*REQUIRED WORK*: Copy exactly the lines from the start of the material through the line with "(caption) at (467,163)". Pictures stay out of the copy.

*EXERCISE MATERIALS*:
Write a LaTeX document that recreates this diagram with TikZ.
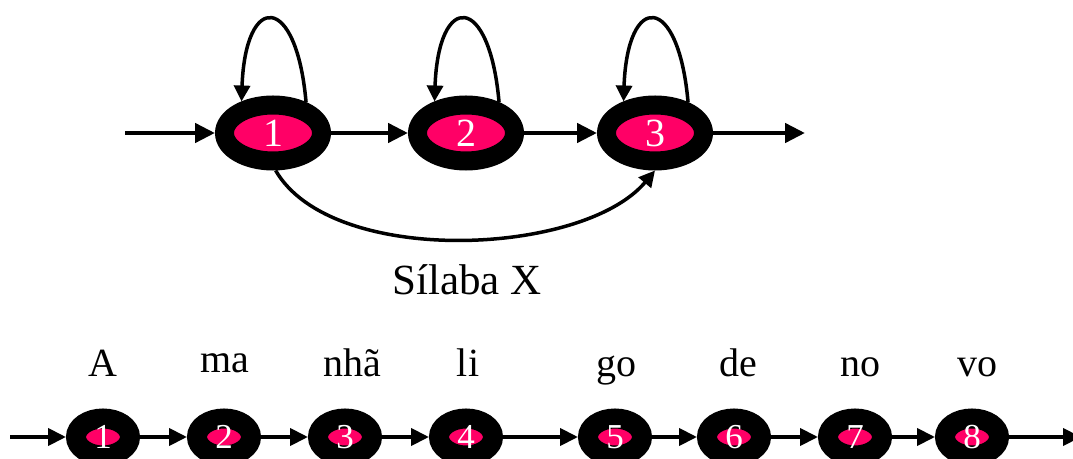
\documentclass[tikz,border=0pt]{standalone}
\usepackage{fontspec}
\setmainfont{Liberation Serif}
\usetikzlibrary{arrows.meta,shapes.geometric}
\definecolor{statepink}{RGB}{255,0,102}
\begin{document}
\begin{tikzpicture}[x=1pt,y=1pt,
  bigstate/.style={ellipse, fill=statepink, draw=black, line width=19pt,
    minimum width=97pt, minimum height=56pt, inner sep=0pt, text=white,
    font=\fontsize{40}{40}\selectfont},
  smallstate/.style={ellipse, fill=statepink, draw=black, line width=20pt,
    minimum width=54pt, minimum height=37pt, inner sep=0pt, text=white,
    font=\fontsize{35}{35}\selectfont},
  flow/.style={line width=4.5pt, -{Triangle[length=20pt,width=19pt]}},
  smallflow/.style={line width=4pt, -{Triangle[length=18pt,width=17pt]}},
  selfloop/.style={line width=3.5pt, -{Triangle[length=16pt,width=16pt]}},
  syl/.style={anchor=base, inner sep=0pt, font=\fontsize{40}{40}\selectfont},
]
\useasboundingbox (0,0) rectangle (1073,458);

% three-state syllable model
\node[bigstate] (s1) at (273,325) {1};
\node[bigstate] (s2) at (466,325) {2};
\node[bigstate] (s3) at (655,325) {3};
\coordinate (topin) at (125,325);
\coordinate (topout) at (805,325);

\draw[flow] (topin) -- (s1);
\draw[flow] (s1) -- (s2);
\draw[flow] (s2) -- (s3);
\draw[flow] (s3) -- (topout);

\draw[selfloop] (s1.43) to[out=95,in=88,distance=110pt] (s1.135);
\draw[selfloop] (s2.43) to[out=95,in=88,distance=110pt] (s2.135);
\draw[selfloop] (s3.43) to[out=95,in=88,distance=110pt] (s3.135);

\draw[selfloop] (s1.-86) to[out=-60,in=-130,distance=112pt] (s3.south);

\node[anchor=base, inner sep=0pt, font=\fontsize{43}{43}\selectfont] (caption) at (467,163) {Sílaba X};

% word as a chain of syllable models
\node[syl] (w1) at (103,82) {A};
\node[syl] (w2) at (225,85) {ma};
\node[syl] (w3) at (352,82) {nhã};
\node[syl] (w4) at (468,82) {li};
\node[syl] (w5) at (616,82) {go};
\node[syl] (w6) at (738,82) {de};
\node[syl] (w7) at (860,82) {no};
\node[syl] (w8) at (977,82) {vo};

\node[smallstate] (b1) at (103,21) {1};
\node[smallstate] (b2) at (224,21) {2};
\node[smallstate] (b3) at (345,21) {3};
\node[smallstate] (b4) at (466,21) {4};
\node[smallstate] (b5) at (615,21) {5};
\node[smallstate] (b6) at (734,21) {6};
\node[smallstate] (b7) at (855,21) {7};
\node[smallstate] (b8) at (972,21) {8};
\coordinate (botin) at (10,21);
\coordinate (botout) at (1081,21);

\draw[smallflow] (botin) -- (b1);
\draw[smallflow] (b1) -- (b2);
\draw[smallflow] (b2) -- (b3);
\draw[smallflow] (b3) -- (b4);
\draw[smallflow] (b4) -- (b5);
\draw[smallflow] (b5) -- (b6);
\draw[smallflow] (b6) -- (b7);
\draw[smallflow] (b7) -- (b8);
\draw[smallflow] (b8) -- (botout);
\end{tikzpicture}
\end{document}
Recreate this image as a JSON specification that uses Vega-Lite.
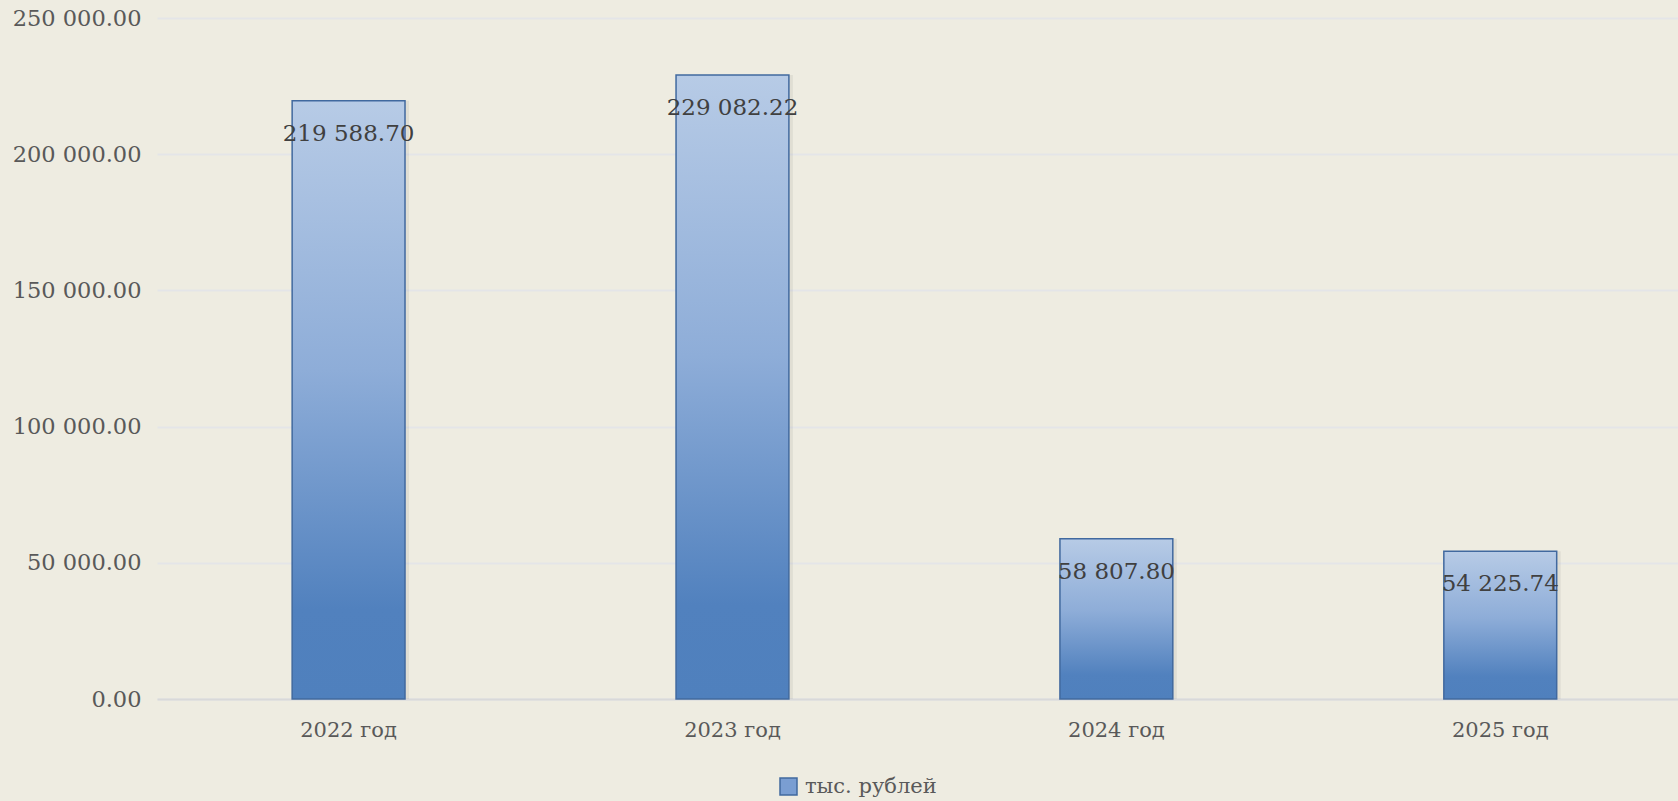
{
  "$schema": "https://vega.github.io/schema/vega-lite/v6.json",
  "autosize": {"type": "none"},
  "width": 1521,
  "height": 681,
  "padding": {"left": 157, "top": 18, "right": 0, "bottom": 102},
  "background": "#eeece1",
  "config": {
    "view": {"stroke": null},
    "locale": {"number": {"decimal": ".", "thousands": " ", "grouping": [3], "currency": ["", ""]}},
    "font": "DejaVu Serif"
  },
  "data": {
    "values": [
      {"year": "2022 год", "value": 219588.70, "series": "тыс. рублей"},
      {"year": "2023 год", "value": 229082.22, "series": "тыс. рублей"},
      {"year": "2024 год", "value": 58807.80, "series": "тыс. рублей"},
      {"year": "2025 год", "value": 54225.74, "series": "тыс. рублей"}
    ]
  },
  "encoding": {
    "x": {
      "field": "year", "type": "nominal", "sort": null,
      "scale": {"paddingInner": 0.706, "paddingOuter": 0.334, "align": 0.527},
      "axis": {
        "title": null, "labelAngle": 0, "ticks": false, "grid": false,
        "domainColor": "#d9d9d9", "domainWidth": 2,
        "labelFont": "DejaVu Serif", "labelFontSize": 21, "labelColor": "#595959",
        "labelPadding": 20
      }
    },
    "y": {
      "field": "value", "type": "quantitative",
      "scale": {"domain": [0, 250000], "nice": false},
      "axis": {
        "title": null, "values": [0, 50000, 100000, 150000, 200000, 250000],
        "format": ",.2f", "domain": false, "ticks": false,
        "gridColor": "#e4e5e8", "gridWidth": 2,
        "labelFont": "DejaVu Serif", "labelFontSize": 22.5, "labelColor": "#595959",
        "labelPadding": 16
      }
    }
  },
  "layer": [
    {
      "mark": {"type": "bar", "fill": "#000000", "opacity": 0.06, "xOffset": 4},
      "encoding": {}
    },
    {
      "mark": {"type": "bar", "stroke": "#41699f", "strokeWidth": 1.5,
        "fill": {"gradient": "linear", "x1": 0, "y1": 0, "x2": 0, "y2": 1,
          "stops": [
            {"offset": 0, "color": "#b7cbe6"},
            {"offset": 0.45, "color": "#8eadd8"},
            {"offset": 0.85, "color": "#5181be"},
            {"offset": 1, "color": "#4f80bd"}
          ]}},
      "encoding": {}
    },
    {
      "mark": {"type": "point", "shape": "square", "filled": true, "opacity": 0},
      "encoding": {
        "color": {
          "field": "series", "type": "nominal",
          "scale": {"range": ["#7a9ed2"]},
          "legend": {
            "title": null, "orient": "none", "legendX": 621, "legendY": 758,
            "symbolType": "square", "symbolSize": 289, "symbolStrokeColor": "#41699f",
            "symbolStrokeWidth": 1.5, "symbolOpacity": 1, "symbolFillColor": "#7a9ed2",
            "labelFont": "DejaVu Serif", "labelFontSize": 21, "labelColor": "#595959",
            "labelOffset": 6
          }
        }
      }
    },
    {
      "mark": {"type": "text", "baseline": "middle", "dy": 33, "font": "DejaVu Serif", "fontSize": 23, "color": "#404040"},
      "encoding": {
        "text": {"field": "value", "type": "quantitative", "format": ",.2f"}
      }
    }
  ]
}
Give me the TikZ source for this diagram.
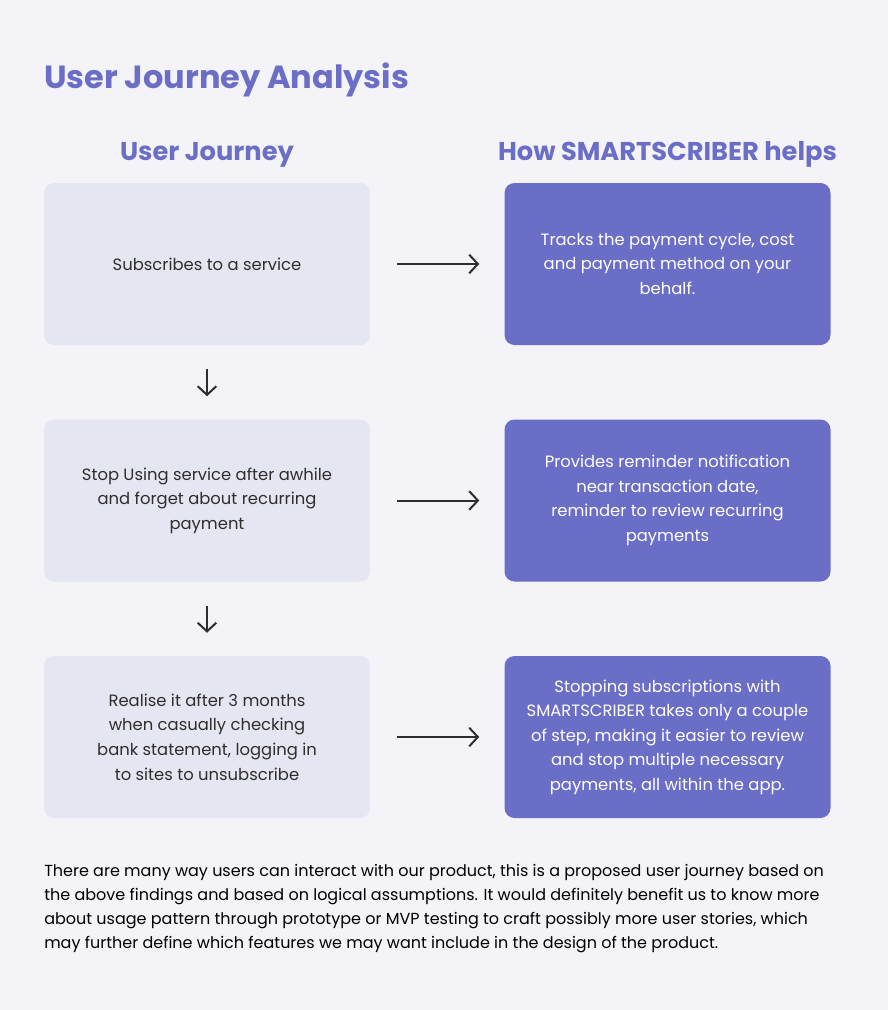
\documentclass[tikz,border=0pt]{standalone}
\usepackage{fontspec}
\setmainfont{Poppins}
\usetikzlibrary{arrows.meta}
\definecolor{page}{HTML}{F4F3F8}
\definecolor{brand}{HTML}{6B6EC6}
\definecolor{pale}{HTML}{E6E6F2}
\definecolor{ink}{HTML}{2E2E2E}
\tikzset{
  >={Straight Barb[length=6.5pt,width=14pt]},
  boxtext/.style={font=\fontsize{12.3}{18.4}\selectfont, align=center, inner sep=0pt},
  userbox/.style={boxtext, fill=pale, text=ink, rounded corners=7.5pt,
    minimum width=244.5pt, minimum height=121.5pt},
  helpbox/.style={boxtext, fill=brand, text=white, rounded corners=7.5pt,
    minimum width=244.5pt, minimum height=121.5pt},
  colhead/.style={font=\fontsize{19.3}{23}\selectfont\bfseries, text=brand, inner sep=0pt},
  flow/.style={->, ink, line width=1.5pt},
}

\begin{document}
\begin{tikzpicture}[x=0.75pt, y=-0.75pt]

% page, 888 x 1010 px
\fill[page] (0,0) rectangle (888,1010);
\useasboundingbox (0,0) rectangle (888,1010);

\node[font=\fontsize{24}{29}\selectfont\bfseries, text=brand, anchor=base west, inner sep=0pt]
  (title) at (44,88) {User Journey Analysis};

% ---------------- column heads ----------------
\node[colhead, anchor=base] (jhead) at (207,160) {User Journey};
\node[colhead, anchor=base] (hhead) at (667.5,160) {How SMARTSCRIBER helps};

% ---------------- user journey (left) ----------------
\node[userbox] (u1) at (207,264) {Subscribes to a service};
\node[userbox] (u2) at (207,500.5) {Stop Using service after awhile\\and forget about recurring\\payment};
\node[userbox] (u3) at (207,737) {Realise it after 3 months\\when casually checking\\bank statement, logging in\\to sites to unsubscribe};

% ---------------- how it helps (right) ----------------
\node[helpbox] (h1) at (667.5,264) {Tracks the payment cycle, cost\\and payment method on your\\behalf.};
\node[helpbox] (h2) at (667.5,500.5) {Provides reminder notification\\near transaction date,\\reminder to review recurring\\payments};
\node[helpbox] (h3) at (667.5,737) {Stopping subscriptions with\\SMARTSCRIBER takes only a couple\\of step, making it easier to review\\and stop multiple necessary\\payments, all within the app.};

% ---------------- arrows ----------------
\foreach \i in {1,2,3} {
  \draw[flow, shorten <=20.25pt, shorten >=18.75pt] (u\i.east) -- (h\i.west);
}
\draw[flow, shorten <=18pt, shorten >=17.25pt] (u1.south) -- (u2.north);
\draw[flow, shorten <=18pt, shorten >=17.25pt] (u2.south) -- (u3.north);

% ---------------- closing note ----------------
\node[font=\fontsize{12}{18}\selectfont, text=black, align=left, anchor=north west, inner sep=0pt]
  (note) at (44,864) {There are many way users can interact with our product, this is a proposed user journey based on\\
  the above findings and based on logical assumptions. It would definitely benefit us to know more\\
  about usage pattern through prototype or MVP testing to craft possibly more user stories, which\\
  may further define which features we may want include in the design of the product.};

\end{tikzpicture}
\end{document}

*FINISHED TASK*:
Write a LaTeX document that recreates this diagram with TikZ.
\documentclass[tikz,border=0pt]{standalone}
\usepackage{fontspec}
\setmainfont{Liberation Serif}
\usetikzlibrary{arrows.meta,shapes.geometric}
\definecolor{statepink}{RGB}{255,0,102}
\begin{document}
\begin{tikzpicture}[x=1pt,y=1pt,
  bigstate/.style={ellipse, fill=statepink, draw=black, line width=19pt,
    minimum width=97pt, minimum height=56pt, inner sep=0pt, text=white,
    font=\fontsize{40}{40}\selectfont},
  smallstate/.style={ellipse, fill=statepink, draw=black, line width=20pt,
    minimum width=54pt, minimum height=37pt, inner sep=0pt, text=white,
    font=\fontsize{35}{35}\selectfont},
  flow/.style={line width=4.5pt, -{Triangle[length=20pt,width=19pt]}},
  smallflow/.style={line width=4pt, -{Triangle[length=18pt,width=17pt]}},
  selfloop/.style={line width=3.5pt, -{Triangle[length=16pt,width=16pt]}},
  syl/.style={anchor=base, inner sep=0pt, font=\fontsize{40}{40}\selectfont},
]
\useasboundingbox (0,0) rectangle (1073,458);

% three-state syllable model
\node[bigstate] (s1) at (273,325) {1};
\node[bigstate] (s2) at (466,325) {2};
\node[bigstate] (s3) at (655,325) {3};
\coordinate (topin) at (125,325);
\coordinate (topout) at (805,325);

\draw[flow] (topin) -- (s1);
\draw[flow] (s1) -- (s2);
\draw[flow] (s2) -- (s3);
\draw[flow] (s3) -- (topout);

\draw[selfloop] (s1.43) to[out=95,in=88,distance=110pt] (s1.135);
\draw[selfloop] (s2.43) to[out=95,in=88,distance=110pt] (s2.135);
\draw[selfloop] (s3.43) to[out=95,in=88,distance=110pt] (s3.135);

\draw[selfloop] (s1.-86) to[out=-60,in=-130,distance=112pt] (s3.south);

\node[anchor=base, inner sep=0pt, font=\fontsize{43}{43}\selectfont] (caption) at (467,163) {Sílaba X};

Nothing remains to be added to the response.